--- BEGIN ---

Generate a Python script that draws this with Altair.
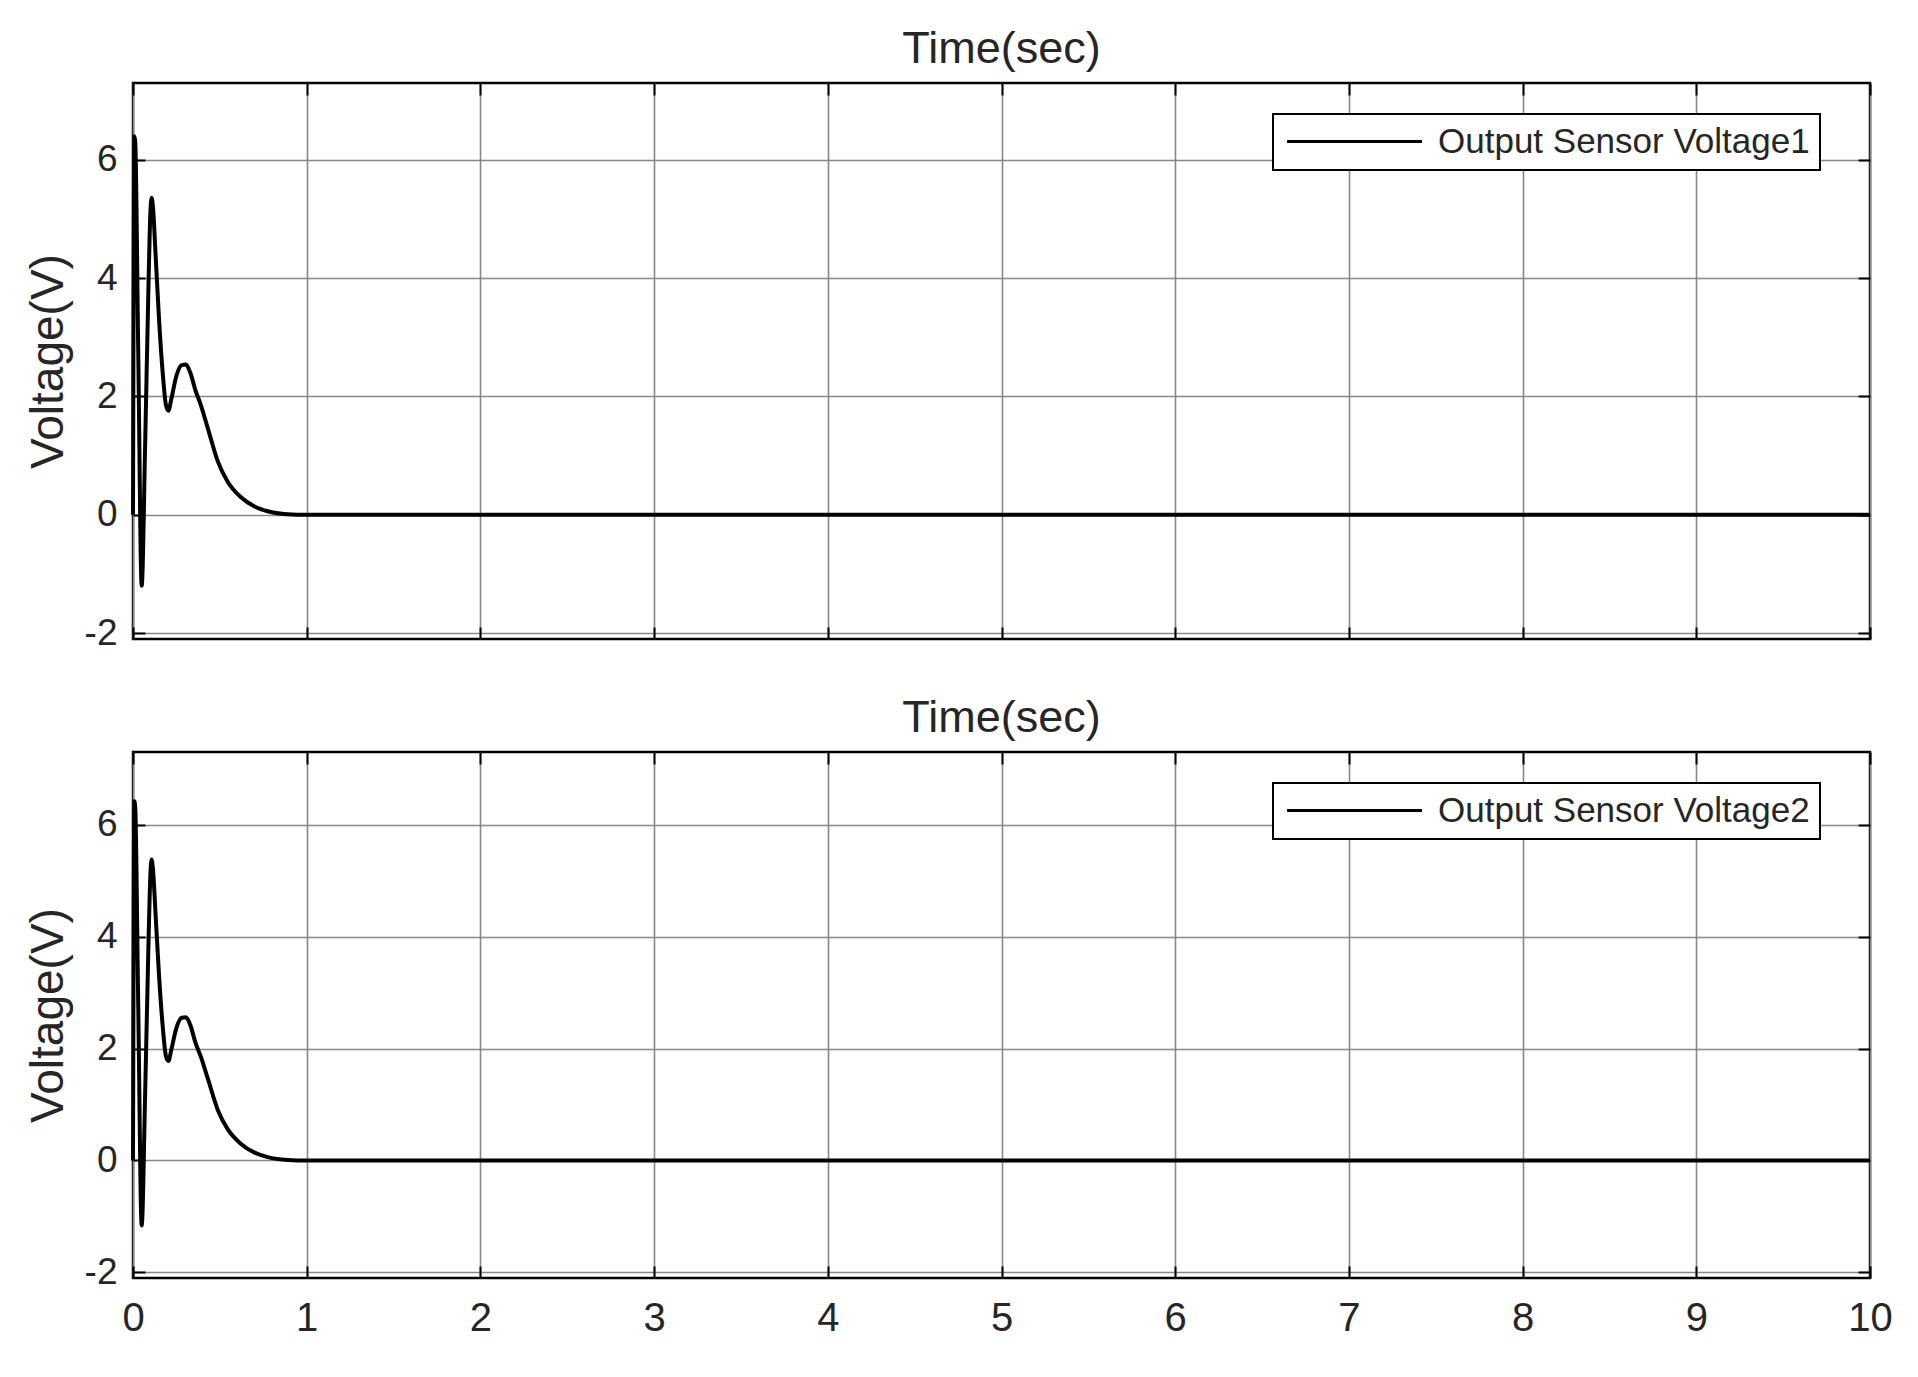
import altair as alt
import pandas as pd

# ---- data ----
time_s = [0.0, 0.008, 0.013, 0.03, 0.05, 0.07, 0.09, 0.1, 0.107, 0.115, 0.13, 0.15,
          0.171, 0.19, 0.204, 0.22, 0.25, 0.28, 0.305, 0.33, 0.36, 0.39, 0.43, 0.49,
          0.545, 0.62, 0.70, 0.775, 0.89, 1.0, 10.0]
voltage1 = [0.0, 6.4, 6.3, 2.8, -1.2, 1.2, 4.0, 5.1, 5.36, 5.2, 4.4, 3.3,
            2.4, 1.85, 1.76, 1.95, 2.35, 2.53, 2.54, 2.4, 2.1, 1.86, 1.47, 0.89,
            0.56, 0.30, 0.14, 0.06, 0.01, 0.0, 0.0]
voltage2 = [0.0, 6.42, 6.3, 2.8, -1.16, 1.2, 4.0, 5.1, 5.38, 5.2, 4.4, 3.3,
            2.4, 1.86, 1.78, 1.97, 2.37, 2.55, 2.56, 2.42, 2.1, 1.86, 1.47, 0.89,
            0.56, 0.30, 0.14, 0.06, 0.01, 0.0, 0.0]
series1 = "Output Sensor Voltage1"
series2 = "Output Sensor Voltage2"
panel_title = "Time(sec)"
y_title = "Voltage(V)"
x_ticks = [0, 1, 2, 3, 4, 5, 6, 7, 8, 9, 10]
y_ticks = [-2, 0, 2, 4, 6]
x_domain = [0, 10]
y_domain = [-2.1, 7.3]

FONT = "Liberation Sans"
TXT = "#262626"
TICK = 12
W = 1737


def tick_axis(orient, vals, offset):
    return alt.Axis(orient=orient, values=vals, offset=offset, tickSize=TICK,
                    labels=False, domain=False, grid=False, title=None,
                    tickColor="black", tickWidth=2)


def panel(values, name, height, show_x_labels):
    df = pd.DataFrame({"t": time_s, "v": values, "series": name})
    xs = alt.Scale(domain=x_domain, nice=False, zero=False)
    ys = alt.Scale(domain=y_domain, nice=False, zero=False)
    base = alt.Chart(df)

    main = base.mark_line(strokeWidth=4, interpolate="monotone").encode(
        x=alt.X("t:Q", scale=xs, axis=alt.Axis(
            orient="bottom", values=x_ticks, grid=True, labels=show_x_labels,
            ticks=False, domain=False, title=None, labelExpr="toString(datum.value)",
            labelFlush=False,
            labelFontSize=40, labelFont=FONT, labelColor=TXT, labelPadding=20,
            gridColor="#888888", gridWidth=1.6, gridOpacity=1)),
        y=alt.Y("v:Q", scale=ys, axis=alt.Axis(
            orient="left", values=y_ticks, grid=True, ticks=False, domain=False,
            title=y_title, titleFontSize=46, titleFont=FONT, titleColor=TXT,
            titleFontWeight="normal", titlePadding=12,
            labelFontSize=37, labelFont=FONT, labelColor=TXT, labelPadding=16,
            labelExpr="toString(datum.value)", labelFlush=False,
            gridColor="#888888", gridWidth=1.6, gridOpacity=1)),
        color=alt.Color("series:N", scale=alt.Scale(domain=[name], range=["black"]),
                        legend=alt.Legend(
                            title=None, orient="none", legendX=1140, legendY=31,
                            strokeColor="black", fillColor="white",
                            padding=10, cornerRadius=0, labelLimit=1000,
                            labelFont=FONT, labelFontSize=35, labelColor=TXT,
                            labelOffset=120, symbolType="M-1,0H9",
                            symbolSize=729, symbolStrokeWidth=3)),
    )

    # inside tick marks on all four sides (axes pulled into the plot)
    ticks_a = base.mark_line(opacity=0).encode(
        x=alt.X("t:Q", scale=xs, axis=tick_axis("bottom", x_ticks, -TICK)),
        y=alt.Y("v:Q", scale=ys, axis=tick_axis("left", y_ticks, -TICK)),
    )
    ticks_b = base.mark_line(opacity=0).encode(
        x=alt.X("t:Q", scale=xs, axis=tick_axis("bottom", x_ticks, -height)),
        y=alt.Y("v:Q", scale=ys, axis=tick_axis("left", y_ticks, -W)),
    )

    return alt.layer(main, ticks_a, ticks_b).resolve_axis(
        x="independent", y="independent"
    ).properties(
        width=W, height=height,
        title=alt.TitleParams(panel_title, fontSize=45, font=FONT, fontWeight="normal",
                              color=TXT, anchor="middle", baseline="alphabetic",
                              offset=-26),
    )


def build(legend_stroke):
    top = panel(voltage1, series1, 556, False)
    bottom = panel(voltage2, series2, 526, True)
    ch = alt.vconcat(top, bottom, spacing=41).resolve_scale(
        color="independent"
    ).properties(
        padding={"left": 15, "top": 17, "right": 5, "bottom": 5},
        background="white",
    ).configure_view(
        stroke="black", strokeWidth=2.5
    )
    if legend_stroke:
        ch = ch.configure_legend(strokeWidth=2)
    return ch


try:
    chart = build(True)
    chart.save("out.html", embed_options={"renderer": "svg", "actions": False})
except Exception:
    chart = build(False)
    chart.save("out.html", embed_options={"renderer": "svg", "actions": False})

--- END ---

• [PROMPT]:
Keep every word of the data as it is when you write it out, but drop the pictures.

• [ANSWER TO THE PROBLEM]:
Generate a Python script that draws this with Altair.
import altair as alt
import pandas as pd

# ---- data ----
time_s = [0.0, 0.008, 0.013, 0.03, 0.05, 0.07, 0.09, 0.1, 0.107, 0.115, 0.13, 0.15,
          0.171, 0.19, 0.204, 0.22, 0.25, 0.28, 0.305, 0.33, 0.36, 0.39, 0.43, 0.49,
          0.545, 0.62, 0.70, 0.775, 0.89, 1.0, 10.0]
voltage1 = [0.0, 6.4, 6.3, 2.8, -1.2, 1.2, 4.0, 5.1, 5.36, 5.2, 4.4, 3.3,
            2.4, 1.85, 1.76, 1.95, 2.35, 2.53, 2.54, 2.4, 2.1, 1.86, 1.47, 0.89,
            0.56, 0.30, 0.14, 0.06, 0.01, 0.0, 0.0]
voltage2 = [0.0, 6.42, 6.3, 2.8, -1.16, 1.2, 4.0, 5.1, 5.38, 5.2, 4.4, 3.3,
            2.4, 1.86, 1.78, 1.97, 2.37, 2.55, 2.56, 2.42, 2.1, 1.86, 1.47, 0.89,
            0.56, 0.30, 0.14, 0.06, 0.01, 0.0, 0.0]
series1 = "Output Sensor Voltage1"
series2 = "Output Sensor Voltage2"
panel_title = "Time(sec)"
y_title = "Voltage(V)"
x_ticks = [0, 1, 2, 3, 4, 5, 6, 7, 8, 9, 10]
y_ticks = [-2, 0, 2, 4, 6]
x_domain = [0, 10]
y_domain = [-2.1, 7.3]

FONT = "Liberation Sans"
TXT = "#262626"
TICK = 12
W = 1737


def tick_axis(orient, vals, offset):
    return alt.Axis(orient=orient, values=vals, offset=offset, tickSize=TICK,
                    labels=False, domain=False, grid=False, title=None,
                    tickColor="black", tickWidth=2)


def panel(values, name, height, show_x_labels):
    df = pd.DataFrame({"t": time_s, "v": values, "series": name})
    xs = alt.Scale(domain=x_domain, nice=False, zero=False)
    ys = alt.Scale(domain=y_domain, nice=False, zero=False)
    base = alt.Chart(df)

    main = base.mark_line(strokeWidth=4, interpolate="monotone").encode(
        x=alt.X("t:Q", scale=xs, axis=alt.Axis(
            orient="bottom", values=x_ticks, grid=True, labels=show_x_labels,
            ticks=False, domain=False, title=None, labelExpr="toString(datum.value)",
            labelFlush=False,
            labelFontSize=40, labelFont=FONT, labelColor=TXT, labelPadding=20,
            gridColor="#888888", gridWidth=1.6, gridOpacity=1)),
        y=alt.Y("v:Q", scale=ys, axis=alt.Axis(
            orient="left", values=y_ticks, grid=True, ticks=False, domain=False,
            title=y_title, titleFontSize=46, titleFont=FONT, titleColor=TXT,
            titleFontWeight="normal", titlePadding=12,
            labelFontSize=37, labelFont=FONT, labelColor=TXT, labelPadding=16,
            labelExpr="toString(datum.value)", labelFlush=False,
            gridColor="#888888", gridWidth=1.6, gridOpacity=1)),
        color=alt.Color("series:N", scale=alt.Scale(domain=[name], range=["black"]),
                        legend=alt.Legend(
                            title=None, orient="none", legendX=1140, legendY=31,
                            strokeColor="black", fillColor="white",
                            padding=10, cornerRadius=0, labelLimit=1000,
                            labelFont=FONT, labelFontSize=35, labelColor=TXT,
                            labelOffset=120, symbolType="M-1,0H9",
                            symbolSize=729, symbolStrokeWidth=3)),
    )

    # inside tick marks on all four sides (axes pulled into the plot)
    ticks_a = base.mark_line(opacity=0).encode(
        x=alt.X("t:Q", scale=xs, axis=tick_axis("bottom", x_ticks, -TICK)),
        y=alt.Y("v:Q", scale=ys, axis=tick_axis("left", y_ticks, -TICK)),
    )
    ticks_b = base.mark_line(opacity=0).encode(
        x=alt.X("t:Q", scale=xs, axis=tick_axis("bottom", x_ticks, -height)),
        y=alt.Y("v:Q", scale=ys, axis=tick_axis("left", y_ticks, -W)),
    )

    return alt.layer(main, ticks_a, ticks_b).resolve_axis(
        x="independent", y="independent"
    ).properties(
        width=W, height=height,
        title=alt.TitleParams(panel_title, fontSize=45, font=FONT, fontWeight="normal",
                              color=TXT, anchor="middle", baseline="alphabetic",
                              offset=-26),
    )


def build(legend_stroke):
    top = panel(voltage1, series1, 556, False)
    bottom = panel(voltage2, series2, 526, True)
    ch = alt.vconcat(top, bottom, spacing=41).resolve_scale(
        color="independent"
    ).properties(
        padding={"left": 15, "top": 17, "right": 5, "bottom": 5},
        background="white",
    ).configure_view(
        stroke="black", strokeWidth=2.5
    )
    if legend_stroke:
        ch = ch.configure_legend(strokeWidth=2)
    return ch


try:
    chart = build(True)
    chart.save("out.html", embed_options={"renderer": "svg", "actions": False})
except Exception:
    chart = build(False)
    chart.save("out.html", embed_options={"renderer": "svg", "actions": False})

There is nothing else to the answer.